Lucid
Holdings in 59 US companies
Value peaked at nearly $60bn
Big losses on EV maker Lucid
Saudi Arabia’s Public Investment Fund (PIF) has made some big gains but has also been hit by some substantial losses in listed US companies in the five years since it began publishing its holdings, AGBI analysis shows.
Overall, the value of its assets in publicly traded companies in the US has plunged 55 percent from its near $60 billion peak in 2021, driven almost entirely by its holding in the electric vehicle maker Lucid Motors.
From almost $39 billion in 2021, the year in which Lucid sold shares to the public in a flotation, PIF’s holding in the Silicon Valley, California-based company has tumbled to be worth only $5.3 billion now.
For comparison, the S&P 500 index more than doubled, rising 128 percent from March 31, 2020 (the year that PIF’s portfolio was worth just short of $10 billion) to December 31, 2024, the date of PIF’s most recent filing.
Still, in other investments, PIF has made gains, its biggest probably being in the travel technology company Booking Holdings, up more than 3½ times, or an increase of 269 percent.
“Many of the PIF’s US equity investments tie into its ambitions to develop a domestic knowledge economy, buying into gaming, tech and AI-related companies,” says Rachel Ziemba, founder of Ziemba insights, a New York-based advisory company.
“PIF’s opportunistic shifting within its US asset portfolio has been relatively successful,” she says.
PIF was a minor entity on the global stage before Prince Mohammed bin Salman, now the Crown Prince, became its chairman in 2015 and transformed it into the kingdom’s pre-eminent sovereign wealth fund, variously valued now at almost $1 trillion.

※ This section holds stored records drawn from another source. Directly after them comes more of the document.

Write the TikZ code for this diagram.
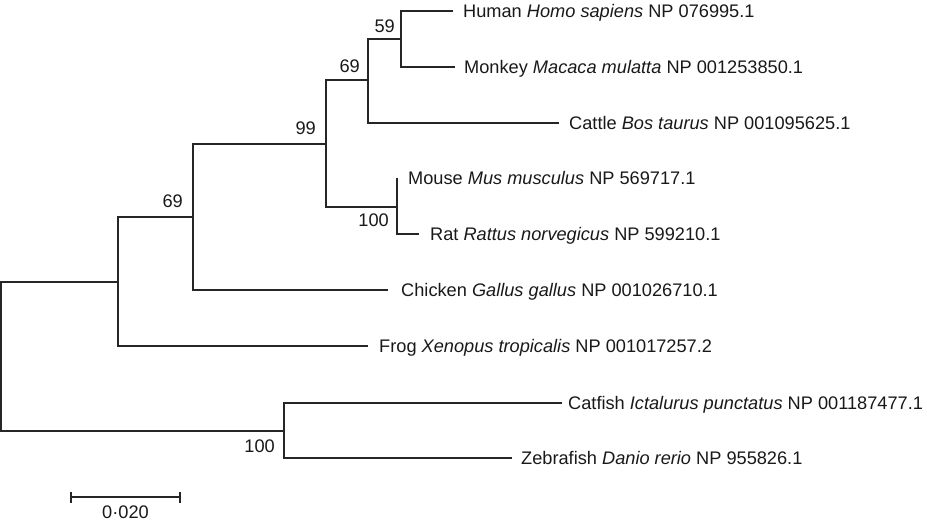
\documentclass[tikz,border=0pt]{standalone}
\usepackage{fontspec}
\setmainfont{Liberation Sans}
\begin{document}
\tikzset{
  branch/.style={draw=black!85, line width=1.4pt},
  leaf/.style={anchor=base west, inner sep=0pt, text=black!90, font=\fontsize{18.2}{20}\selectfont},
  boot/.style={anchor=base east, inner sep=0pt, text=black!90, font=\fontsize{18.2}{20}\selectfont},
}
\begin{tikzpicture}[x=1pt,y=-1pt]
\useasboundingbox (0,0) rectangle (927,523);
% internal nodes
\coordinate (r) at (1,356);
\coordinate (a69) at (118,282);
\coordinate (b99) at (193,217);
\coordinate (c99) at (326,144);
\coordinate (d69) at (368,80);
\coordinate (e59) at (401,39);
\coordinate (m100) at (397,207);
\coordinate (fish) at (284,431);
% tips
\coordinate (thum) at (453,11);
\coordinate (tmon) at (455,67);
\coordinate (tcat) at (559,123);
\coordinate (tmou) at (397,178);
\coordinate (trat) at (419,234);
\coordinate (tchi) at (388,290);
\coordinate (tfro) at (368,346);
\coordinate (tcfi) at (562,403);
\coordinate (tzeb) at (512,458);
% branches
\draw[branch] (a69) -| (r) |- (fish);
\draw[branch] (b99) -| (a69) |- (tfro);
\draw[branch] (c99) -| (b99) |- (tchi);
\draw[branch] (d69) -| (c99) |- (m100);
\draw[branch] (e59) -| (d69) |- (tcat);
\draw[branch] (thum) -| (e59) |- (tmon);
\draw[branch] (tmou) -| (m100) |- (trat);
\draw[branch] (tcfi) -| (fish) |- (tzeb);
% leaf labels
\node[leaf] (lhum) at (463,17.5) {Human \textit{Homo sapiens} NP 076995.1};
\node[leaf] (lmon) at (464,73.5) {Monkey \textit{Macaca mulatta} NP 001253850.1};
\node[leaf] (lcat) at (569,129.5) {Cattle \textit{Bos taurus} NP 001095625.1};
\node[leaf] (lmou) at (408,184.5) {Mouse \textit{Mus musculus} NP 569717.1};
\node[leaf] (lrat) at (430,240.5) {Rat \textit{Rattus norvegicus} NP 599210.1};
\node[leaf] (lchi) at (401,296.5) {Chicken \textit{Gallus gallus} NP 001026710.1};
\node[leaf] (lfro) at (379,352.5) {Frog \textit{Xenopus tropicalis} NP 001017257.2};
\node[leaf] (lcfi) at (568,409.5) {Catfish \textit{Ictalurus punctatus} NP 001187477.1};
\node[leaf] (lzeb) at (521,464.5) {Zebrafish \textit{Danio rerio} NP 955826.1};
% bootstrap values
\node[boot] (b1) at (395,32) {59};
\node[boot] (b2) at (360,72) {69};
\node[boot] (b3) at (316,134) {99};
\node[boot] (b4) at (183,207) {69};
\node[boot] (b5) at (389,226) {100};
\node[boot] (b6) at (275,452) {100};
% scale bar
\coordinate (s1) at (71,497);
\coordinate (s2) at (180,497);
\draw[branch] (s1) -- (s2);
\draw[branch] ([yshift=-5.5pt]s1) -- ([yshift=5.5pt]s1);
\draw[branch] ([yshift=-5.5pt]s2) -- ([yshift=5.5pt]s2);
\node[anchor=base, inner sep=0pt, text=black!90, font=\fontsize{18.2}{20}\selectfont] (sl) at (125.5,518) {0·020};
\end{tikzpicture}
\end{document}
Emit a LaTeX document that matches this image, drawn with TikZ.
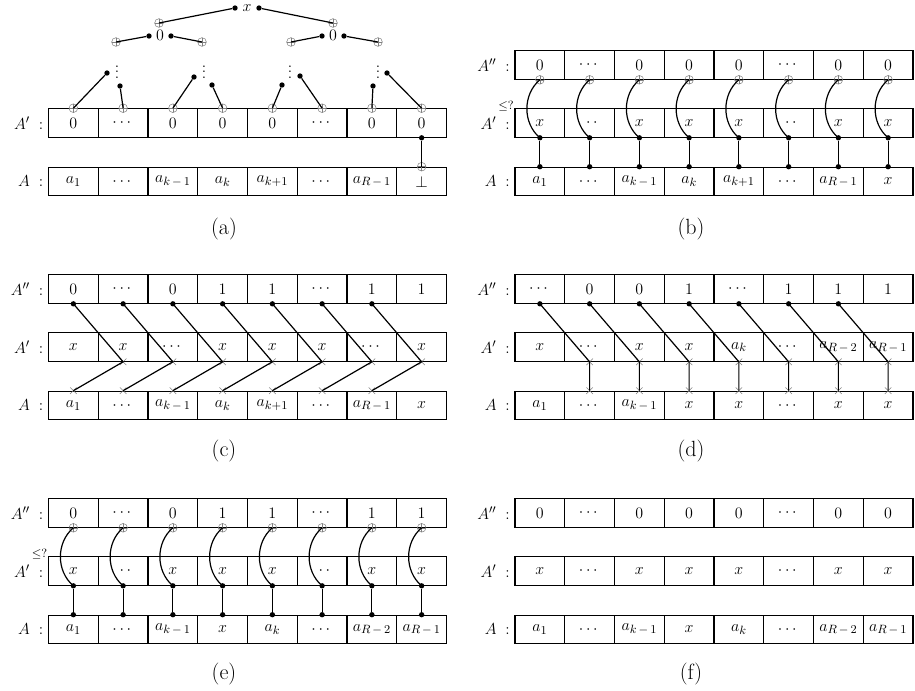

In the US, PIF has submitted filings to the market regulator in every quarter since 2020.
Since then, it has invested in 109 listed US companies and now holds shares or call options in 59 companies, the data shows.
Of these, 35 are call options, where PIF has the right to buy a stock at a certain price on a bet that the price will increase.
“PIF is driven primarily by economic considerations,” says Robert Mogielnicki, senior resident scholar at the Arab Gulf States Institute in Washington.
PIF, which did not respond to requests for comment, has bought and sold stakes in 45 US companies including plane maker Boeing, financial services company Citigroup and healthcare company Pfizer, the data shows.
Gains and losses
PIF does not disclose the price at which it buys or sells stocks or exact dates but declares how many shares it owns in a company on the final day of each quarter and their total value. Based on this, AGBI can estimate a per-share price at which PIF bought or sold a stock.
The utilisation of large sovereign wealth funds has economic and non-economic implications, Mogielnicki says, but “PIF’s role in driving domestic transformation or its regional investment offices are not purely financial undertakings.”
As well as gains, the data suggests that many investments have left PIF nursing paper or actual losses, including PayPal (down 67 percent) and Hyzon Motors (down 58 percent).
The average duration of its holdings is a little over 18 months. It invested in 21 companies for a year or less.
Saudi Arabia has pledged to increase trade and investment with the US to at least $600 billion over President Donald Trump’s four-year term. He in turn has called for this to be $1 trillion.
“PIF will be an important instrument in driving activity along the US-Saudi investment corridor,” says Mogielnicki. “We may see some opportunistic snapping up of shares alongside market volatility, but I don’t think the PIF is especially keen on pursuing bad investment deals out of hope for political dividends.”
To mitigate its risk, PIF moved last year into buying call options, the data shows.
The shift suggests that PIF is trying to maximise its returns beyond conventional equity investing, Ziemba says. The fund used to make sizeable investments in US exchange-traded funds before it focused more on individual company stocks.
As PIF needs to invest more domestically, “so it is being creative in how it’s doing its US exposure,” she says.